*Stated task:* Emit the data below verbatim, stripping out any pictures.

--- BEGIN Data shown ---

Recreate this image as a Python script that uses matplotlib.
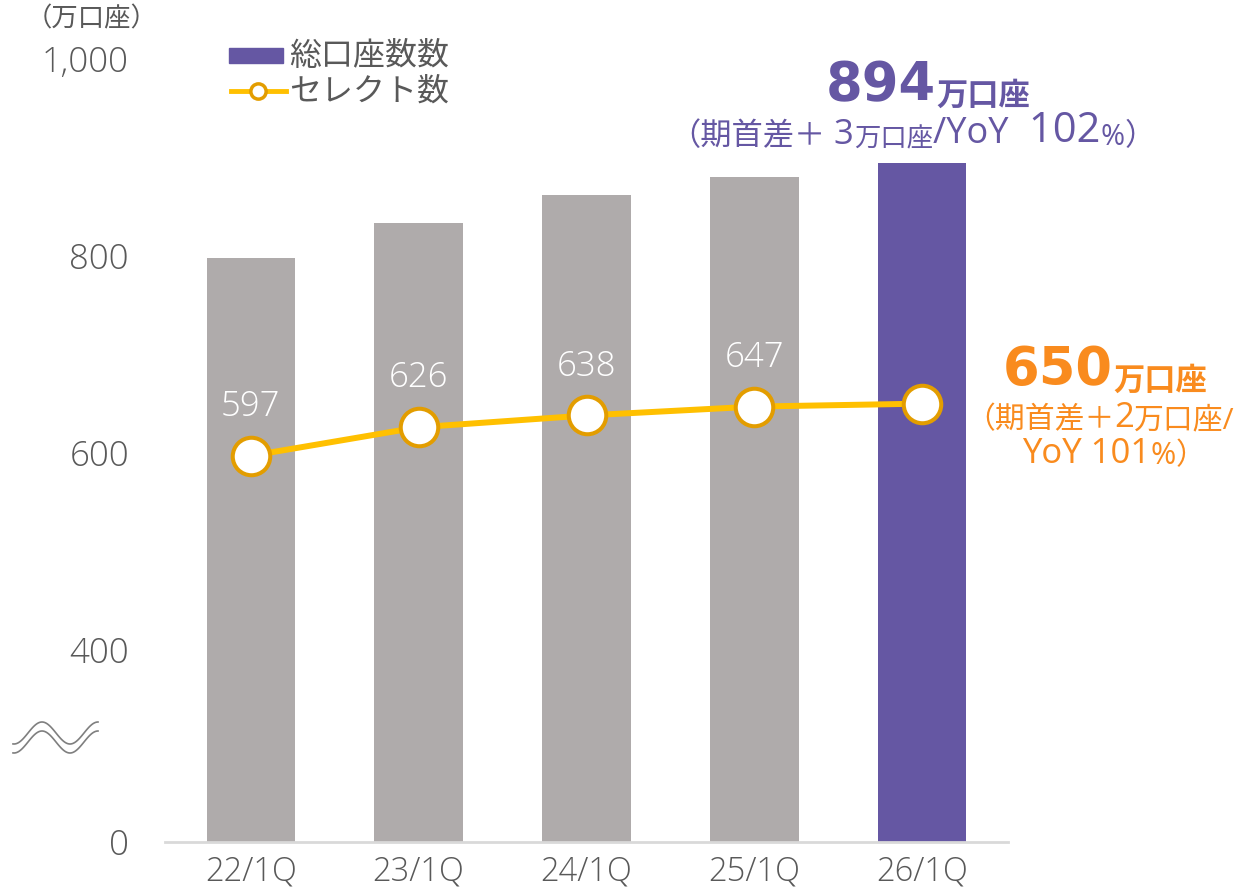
import matplotlib.pyplot as plt
from matplotlib.lines import Line2D
from matplotlib.patches import Rectangle
import numpy as np

plt.rcParams['font.family'] = ['Open Sans', 'Noto Sans CJK JP']

quarters = ['22/1Q', '23/1Q', '24/1Q', '25/1Q', '26/1Q']
accounts = [798, 833, 862, 880, 894]      # 総口座数 (万口座)
select = [597, 626, 638, 647, 650]        # セレクト数 (万口座)
yticks = [0, 400, 600, 800, 1000]
ytick_labels = ['0', '400', '600', '800', '1,000']

gray = '#AFABAB'
purple = '#6557A3'
yellow = '#FFC000'
edge = '#E39D00'
orange = '#F98B1E'
txt = '#595959'
big = ['DejaVu Sans', 'Noto Sans CJK JP']

# broken axis: below 400 is squeezed
k = 0.488


def fwd(v):
    v = np.asarray(v, dtype=float)
    return np.where(v >= 400, v, 400 - (400 - v) * k)


def inv(v):
    v = np.asarray(v, dtype=float)
    return np.where(v >= 400, v, 400 - (400 - v) / k)


W, H = 1238, 893
fig = plt.figure(figsize=(W / 100, H / 100), dpi=100)
ax = fig.add_axes([165 / W, 1 - 842 / H, (1008 - 165) / W, (842 - 59) / H])
ax.set_yscale('function', functions=(fwd, inv))

x = np.arange(len(quarters))
colors = [gray] * 4 + [purple]
ax.bar(x, accounts, width=0.525, color=colors, zorder=1)
ax.plot(x, select, color=yellow, lw=4.3, zorder=2, solid_capstyle='butt')
ax.plot(x, select, 'o', ms=27, mfc='white', mec=edge, mew=2.9, zorder=3)
for i in range(4):
    ax.annotate(str(select[i]), (x[i], select[i]), xytext=(0, 23),
                textcoords='offset points', ha='center', va='bottom',
                color='white', fontsize=25, fontweight='light')

ax.set_xlim(-0.51, 4.51)
ax.set_ylim(0, 1000)
ax.set_yticks(yticks)
ax.set_yticklabels(ytick_labels, fontweight='light')
ax.set_xticks(x)
ax.set_xticklabels(quarters, fontweight='light')
ax.tick_params(axis='y', length=0, pad=26, labelsize=25, labelcolor=txt)
ax.tick_params(axis='x', length=0, pad=9, labelsize=23.5, labelcolor=txt)
for s in ['top', 'right', 'left']:
    ax.spines[s].set_visible(False)
ax.spines['bottom'].set_color('#D9D9D9')
ax.spines['bottom'].set_linewidth(2)


def px(xp, yp):
    return xp / W, 1 - yp / H


# unit label
fig.text(*px(92, 20), '（万口座）', ha='center', va='center', fontsize=19, color=txt)

# legend
fig.patches.append(Rectangle(px(229, 63), 54 / W, 15 / H, color=purple,
                             transform=fig.transFigure))
fig.text(*px(289, 56), '総口座数数', ha='left', va='center', fontsize=23, color=txt)
fig.lines.append(Line2D([231 / W, 286 / W], [1 - 91 / H] * 2, color=yellow, lw=3.5,
                        transform=fig.transFigure))
fig.lines.append(Line2D([258 / W], [1 - 91 / H], marker='o', ms=11, mfc='white',
                        mec=edge, mew=2.5, transform=fig.transFigure))
fig.text(*px(289, 92), 'セレクト数', ha='left', va='center', fontsize=23, color=txt)


def chain(parts, xp, yp, color, family=None, weight='normal'):
    # text pieces placed one after another on a common baseline
    fam = family or plt.rcParams['font.family']
    prev = fig.text(*px(xp, yp), parts[0][0], fontsize=parts[0][1], color=color,
                    fontweight=weight, ha='left', va='baseline', family=fam)
    for s, fs in parts[1:]:
        prev = fig.add_artist(plt.Annotation(s, xy=(1, 0), xycoords=prev,
                                             fontsize=fs, color=color, fontweight=weight,
                                             ha='left', va='bottom', family=fam))
    return prev


# 26/1Q total accounts callout
chain([('894', 38), ('万口座', 22.5)], 826, 100, purple, big, 'bold')
chain([('（期首差＋', 22.5), (' 3', 25), ('万口座', 19), ('/YoY ', 26),
       (' 102', 30), ('%', 21), ('）', 22)], 669, 145, purple)

# 26/1Q select callout
chain([('650', 38), ('万口座', 22.5)], 1003, 385, orange, big, 'bold')
chain([('（期首差＋', 21.5), ('2', 25), ('万口座/', 21.5)], 965, 428, orange)
chain([('YoY 101', 25), ('%', 22), ('）', 21.5)], 1022, 463, orange)

# axis break mark
bx = np.linspace(13, 98, 100)
by = 733 + 11 * np.cos(2 * np.pi * (bx - 14) / 56)
for off in (0, 9):
    fig.lines.append(Line2D(bx / W, 1 - (by + off) / H, color='#7F7F7F',
                            lw=1.2, transform=fig.transFigure))

fig.savefig('out.png', dpi=100)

--- END Data shown ---

*Written response:*
Recreate this image as a Python script that uses matplotlib.
import matplotlib.pyplot as plt
from matplotlib.lines import Line2D
from matplotlib.patches import Rectangle
import numpy as np

plt.rcParams['font.family'] = ['Open Sans', 'Noto Sans CJK JP']

quarters = ['22/1Q', '23/1Q', '24/1Q', '25/1Q', '26/1Q']
accounts = [798, 833, 862, 880, 894]      # 総口座数 (万口座)
select = [597, 626, 638, 647, 650]        # セレクト数 (万口座)
yticks = [0, 400, 600, 800, 1000]
ytick_labels = ['0', '400', '600', '800', '1,000']

gray = '#AFABAB'
purple = '#6557A3'
yellow = '#FFC000'
edge = '#E39D00'
orange = '#F98B1E'
txt = '#595959'
big = ['DejaVu Sans', 'Noto Sans CJK JP']

# broken axis: below 400 is squeezed
k = 0.488


def fwd(v):
    v = np.asarray(v, dtype=float)
    return np.where(v >= 400, v, 400 - (400 - v) * k)


def inv(v):
    v = np.asarray(v, dtype=float)
    return np.where(v >= 400, v, 400 - (400 - v) / k)


W, H = 1238, 893
fig = plt.figure(figsize=(W / 100, H / 100), dpi=100)
ax = fig.add_axes([165 / W, 1 - 842 / H, (1008 - 165) / W, (842 - 59) / H])
ax.set_yscale('function', functions=(fwd, inv))

x = np.arange(len(quarters))
colors = [gray] * 4 + [purple]
ax.bar(x, accounts, width=0.525, color=colors, zorder=1)
ax.plot(x, select, color=yellow, lw=4.3, zorder=2, solid_capstyle='butt')
ax.plot(x, select, 'o', ms=27, mfc='white', mec=edge, mew=2.9, zorder=3)
for i in range(4):
    ax.annotate(str(select[i]), (x[i], select[i]), xytext=(0, 23),
                textcoords='offset points', ha='center', va='bottom',
                color='white', fontsize=25, fontweight='light')

ax.set_xlim(-0.51, 4.51)
ax.set_ylim(0, 1000)
ax.set_yticks(yticks)
ax.set_yticklabels(ytick_labels, fontweight='light')
ax.set_xticks(x)
ax.set_xticklabels(quarters, fontweight='light')
ax.tick_params(axis='y', length=0, pad=26, labelsize=25, labelcolor=txt)
ax.tick_params(axis='x', length=0, pad=9, labelsize=23.5, labelcolor=txt)
for s in ['top', 'right', 'left']:
    ax.spines[s].set_visible(False)
ax.spines['bottom'].set_color('#D9D9D9')
ax.spines['bottom'].set_linewidth(2)


def px(xp, yp):
    return xp / W, 1 - yp / H


# unit label
fig.text(*px(92, 20), '（万口座）', ha='center', va='center', fontsize=19, color=txt)

# legend
fig.patches.append(Rectangle(px(229, 63), 54 / W, 15 / H, color=purple,
                             transform=fig.transFigure))
fig.text(*px(289, 56), '総口座数数', ha='left', va='center', fontsize=23, color=txt)
fig.lines.append(Line2D([231 / W, 286 / W], [1 - 91 / H] * 2, color=yellow, lw=3.5,
                        transform=fig.transFigure))
fig.lines.append(Line2D([258 / W], [1 - 91 / H], marker='o', ms=11, mfc='white',
                        mec=edge, mew=2.5, transform=fig.transFigure))
fig.text(*px(289, 92), 'セレクト数', ha='left', va='center', fontsize=23, color=txt)


def chain(parts, xp, yp, color, family=None, weight='normal'):
    # text pieces placed one after another on a common baseline
    fam = family or plt.rcParams['font.family']
    prev = fig.text(*px(xp, yp), parts[0][0], fontsize=parts[0][1], color=color,
                    fontweight=weight, ha='left', va='baseline', family=fam)
    for s, fs in parts[1:]:
        prev = fig.add_artist(plt.Annotation(s, xy=(1, 0), xycoords=prev,
                                             fontsize=fs, color=color, fontweight=weight,
                                             ha='left', va='bottom', family=fam))
    return prev


# 26/1Q total accounts callout
chain([('894', 38), ('万口座', 22.5)], 826, 100, purple, big, 'bold')
chain([('（期首差＋', 22.5), (' 3', 25), ('万口座', 19), ('/YoY ', 26),
       (' 102', 30), ('%', 21), ('）', 22)], 669, 145, purple)

# 26/1Q select callout
chain([('650', 38), ('万口座', 22.5)], 1003, 385, orange, big, 'bold')
chain([('（期首差＋', 21.5), ('2', 25), ('万口座/', 21.5)], 965, 428, orange)
chain([('YoY 101', 25), ('%', 22), ('）', 21.5)], 1022, 463, orange)

# axis break mark
bx = np.linspace(13, 98, 100)
by = 733 + 11 * np.cos(2 * np.pi * (bx - 14) / 56)
for off in (0, 9):
    fig.lines.append(Line2D(bx / W, 1 - (by + off) / H, color='#7F7F7F',
                            lw=1.2, transform=fig.transFigure))

fig.savefig('out.png', dpi=100)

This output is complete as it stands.